In the third presidential debate, Romney said...
"Syria's an opportunity for us because Syria plays an important role in the Middle East, particularly right now. Syria is Iran's only ally in the Arab world. It's their route to the sea. It's the route for them to arm Hezbollah in Lebanon, which threatens, of course, our ally Israel. And so seeing Syria remove [President Bashar al] Assad is a very high priority for us. Number two, seeing a -- a replacement government being responsible people is critical for us."
The "route to the sea" gaffe -- mistaking Iran for some landlocked country -- exposed Romney's weak sense of world geography, since Iran sits on the Persian Gulf. Iran also has no common border with Syria. Iraq rests between the two countries.
But Romney's clumsy geopolitical statement resurrected the neocons' long-standing goal of forcing "regime change" in Syria and Iran -- as well as Iraq under Saddam Hussein -- and thus starving Israel's close-in enemies, Lebanon's Hezbollah and the Palestinian Hamas, of outside support. [For details, see Consortiumnews.com's "Moderate Mitt: Neocon Trojan Horse."]
For Romney's neocon advisers, who dominate his campaign's inner foreign policy circle, torpedoing a potential settlement on Iran's nuclear program would be their first challenge in establishing their preeminence in a Romney administration next year.

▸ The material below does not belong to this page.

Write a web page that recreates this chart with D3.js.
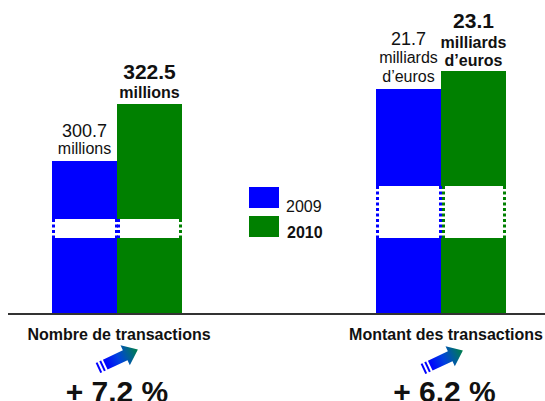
<!DOCTYPE html>
<html>
<head>
<meta charset="utf-8">
<script src="https://cdn.jsdelivr.net/npm/d3@7/dist/d3.min.js"></script>
<style>
  html, body { margin: 0; background: #fff; overflow: hidden; }
  text { font-family: "Liberation Sans", Arial, sans-serif; fill: #111; }
</style>
</head>
<body>
<div id="wrapper"></div>
<script>
// DATA
const categories = ["Nombre de transactions", "Montant des transactions"]
const years = ["2009", "2010"]
const values2009 = [300.7, 21.7]
const values2010 = [322.5, 23.1]
// the value axis is cut, bars do not start at zero
const axisFloors = [242.2, 4.2]
const axisCeils = [322.5, 23.1]
const labels2009 = [["300.7", "millions"], ["21.7", "milliards", "d’euros"]]
const labels2010 = [["322.5", "millions"], ["23.1", "milliards", "d’euros"]]
const growth = ["+ 7.2 %", "+ 6.2 %"]

const colors = { "2009": "#0000ff", "2010": "#008000" }

// Dimensions
const dimensions = { width: 545, height: 401, baseline: 314 }

const wrapper = d3.select("#wrapper")
  .append("svg")
  .attr("width", dimensions.width)
  .attr("height", dimensions.height)
  .style("display", "block")

// arrow gradient
const defs = wrapper.append("defs")
const gradient = defs.append("linearGradient").attr("id", "arrowFill")
gradient.append("stop").attr("offset", "0%").attr("stop-color", "#0000ff")
gradient.append("stop").attr("offset", "40%").attr("stop-color", "#0040e0")
gradient.append("stop").attr("offset", "100%").attr("stop-color", "#008048")

// SCALES
const xGroup = d3.scalePoint().domain(categories).range([117, 441])
const xYear = d3.scaleBand().domain(years).range([-65, 65])
// one value scale per group, the top of each range comes from the tallest bar
const groupTops = [104, 71]
const yScales = categories.map((c, i) => d3.scaleLinear()
  .domain([axisFloors[i], axisCeils[i]])
  .range([dimensions.baseline, groupTops[i]]))

// where the white axis break sits in each group
const breakBands = [[219, 238], [186, 238]]

// label baselines above the bar top, last line first
const labelOffsets = [
  { "2009": [7, 24], "2010": [6, 25] },
  { "2009": [7, 26, 44], "2010": [5, 23, 43] }
]

categories.forEach((category, i) => {
  const g = wrapper.append("g").attr("transform", `translate(${xGroup(category)},0)`)
  const y = yScales[i]
  const rows = [
    { year: "2009", value: values2009[i], label: labels2009[i] },
    { year: "2010", value: values2010[i], label: labels2010[i] }
  ]

  g.selectAll("rect.bar")
    .data(rows)
    .join("rect")
    .attr("class", "bar")
    .attr("x", d => xYear(d.year))
    .attr("width", xYear.bandwidth())
    .attr("y", d => y(d.value))
    .attr("height", d => dimensions.baseline - y(d.value))
    .attr("fill", d => colors[d.year])

  // white break across the bars
  const [b0, b1] = breakBands[i]
  g.append("rect")
    .attr("x", xYear("2009") - 2)
    .attr("width", 2 * xYear.bandwidth() + 4)
    .attr("y", b0)
    .attr("height", b1 - b0)
    .attr("fill", "#fff")

  // dotted edges of the break
  const edges = [
    { x: xYear("2009") + 1.5, year: "2009" },
    { x: xYear("2010") - 0.5, year: "2009" },
    { x: xYear("2010") + (i === 0 ? 1.5 : 2.5), year: i === 0 ? "2009" : "2010" },
    { x: xYear("2010") + xYear.bandwidth() - 1.5, year: "2010" }
  ]
  g.selectAll("line.edge")
    .data(edges)
    .join("line")
    .attr("class", "edge")
    .attr("x1", d => d.x).attr("x2", d => d.x)
    .attr("y1", b0).attr("y2", b1)
    .attr("stroke", d => colors[d.year])
    .attr("stroke-width", 3)
    .attr("stroke-dasharray", "3 2.5")

  // value labels above the bars
  rows.forEach(r => {
    const bold = r.year === "2010"
    const cx = xYear(r.year) + xYear.bandwidth() / 2
    r.label.slice().reverse().forEach((line, k) => {
      const isValue = k === r.label.length - 1
      g.append("text")
        .attr("x", cx)
        .attr("y", y(r.value) - labelOffsets[i][r.year][k])
        .attr("text-anchor", "middle")
        .attr("font-weight", bold ? "bold" : "normal")
        .attr("font-size", isValue ? (bold ? 21 : 18) : 16)
        .text(line)
    })
  })
})

// axis line
wrapper.append("line")
  .attr("x1", 8).attr("x2", dimensions.width)
  .attr("y1", dimensions.baseline).attr("y2", dimensions.baseline)
  .attr("stroke", "#333")
  .attr("stroke-width", 2)

// LEGEND
const legend = wrapper.append("g")
const legendY = d3.scalePoint().domain(years).range([187, 216])
legend.selectAll("rect")
  .data(years)
  .join("rect")
  .attr("x", 249).attr("y", d => legendY(d))
  .attr("width", 30).attr("height", 21)
  .attr("fill", d => colors[d])
legend.selectAll("text")
  .data(years)
  .join("text")
  .attr("x", d => d === "2009" ? 286 : 287)
  .attr("y", d => d === "2009" ? 212 : 238)
  .attr("font-size", 16)
  .attr("font-weight", d => d === "2010" ? "bold" : "normal")
  .text(d => d)

// FOOTER: category name, arrow, growth
const footerX = [119, 446]
const growthX = [117, 444.5]
const arrowPos = [[98, 368], [423, 369]]
categories.forEach((category, i) => {
  wrapper.append("text")
    .attr("x", footerX[i]).attr("y", 340)
    .attr("text-anchor", "middle")
    .attr("font-weight", "bold")
    .attr("font-size", 16)
    .text(category)

  const a = wrapper.append("g")
    .attr("transform", `translate(${arrowPos[i][0]},${arrowPos[i][1]}) rotate(-25)`)
  a.append("path")
    .attr("d", "M8,-5.5 L30,-5.5 L30,-11 L44,0 L30,11 L30,5.5 L8,5.5 Z")
    .attr("fill", "url(#arrowFill)")
  a.append("rect").attr("x", 0).attr("y", -5.5).attr("width", 2).attr("height", 11).attr("fill", "#0000ff")
  a.append("rect").attr("x", 4).attr("y", -5.5).attr("width", 2).attr("height", 11).attr("fill", "#0000ff")

  // sits on the bottom edge like in the source picture
  wrapper.append("text")
    .attr("x", growthX[i]).attr("y", 402)
    .attr("text-anchor", "middle")
    .attr("font-weight", "bold")
    .attr("font-size", 30)
    .text(growth[i])
})
</script>
</body>
</html>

Even if bilateral talks are held after a Romney victory, the neocons could guide them toward deliberate failure and then use the collapse as a demonstration of Iranian intransigence, thus justifying an eventual U.S.-Israeli military strike.
So, in a very practical way, a possible war with Iran -- and the fate of millions of civilians who could be caught up in the carnage -- will be on the ballot in the U.S. presidential election on Nov. 6.